The resulting system is quite awkward for all parties and resort to it is rare. But the new proposal may create a new workable system, and may introduce the world of distressed-assets speculation to the debtors’ paper. It can do so, though, only by stepping on some theological toes.
In with the new
The reform will enhance the protective settlement regime created by the 1996 Decree. In its new form, the regime will provide a moratorium from creditor action, allow for the identification of different classes of creditors, and bind dissenting secured creditors by a majority vote of other secured creditors of equal standing. It will also allow a Board of Grievance to impose a restructuring, and displace company management, as part of the project of bringing the insolvent company back to financial viability.
This all seems common sense enough in the West, but in the Middle Eastern context it risks a backlash. As Jason Kilborn observes in the excellent blog Credit Slips, some of the provisions of the proposed law seem to violate principles of Islamic law, Shariah, which are explicitly incorporated in Saudi Arabia’s “Basic Law of Governance.”

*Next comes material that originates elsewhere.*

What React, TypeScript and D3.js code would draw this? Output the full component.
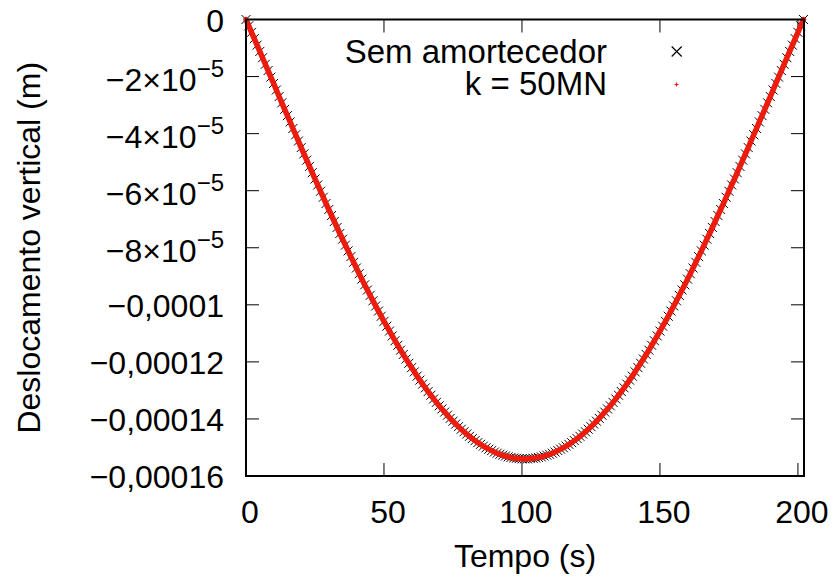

What does the Koran say? On the one hand, it does acknowledge the importance of the forgiveness of debts. Verse 2:280 reads, “If a person is in difficulties, let there be respite until a time of ease. And if you give freely, it would be better for you, if only you knew.”
The reference to “giving freely” in this context is generally understood as giving that “respite” referenced in the prior sentence.
On the other hand, the same holy book emphasizes the sacred obligation of the debtor. Verse 5:1, “O you who believe, you shall fulfill your covenants.”
These two contrary-seeming impulses are further complicated by the strict prohibition of riba, usury, sometimes interpreted to refer to any contracted-for interest payment.
But leaving riba out of it for now, there is a real concern among scholars in the field that any reorganization plan that includes across-the-board reduction of the amount due creditors, imposed upon dissenting creditors will violate verse 5:1.
If the Saudi state does push through a system that effectively breaks with this older understanding of Shariah, that may have consequences throughout the region. If the reform effort encounters a good deal of push back that, to, will be a development worth following.
Kilborn, whose portrait is above, serves as a law professor at The John Marshall Law School. He has long argued that westerners who want to take part in discussions with interlocutors in Moslem nations about the insolvency laws in the latter have to engage respectfully “with classical sources and methods, as opposed to advancing arguments based merely on Western views of economic expediency, efficiency, and experience.”
Those who want to seek alpha and who need to learn the lay of the land precisely as the land is being terraformed, might want to study up from such sources, too.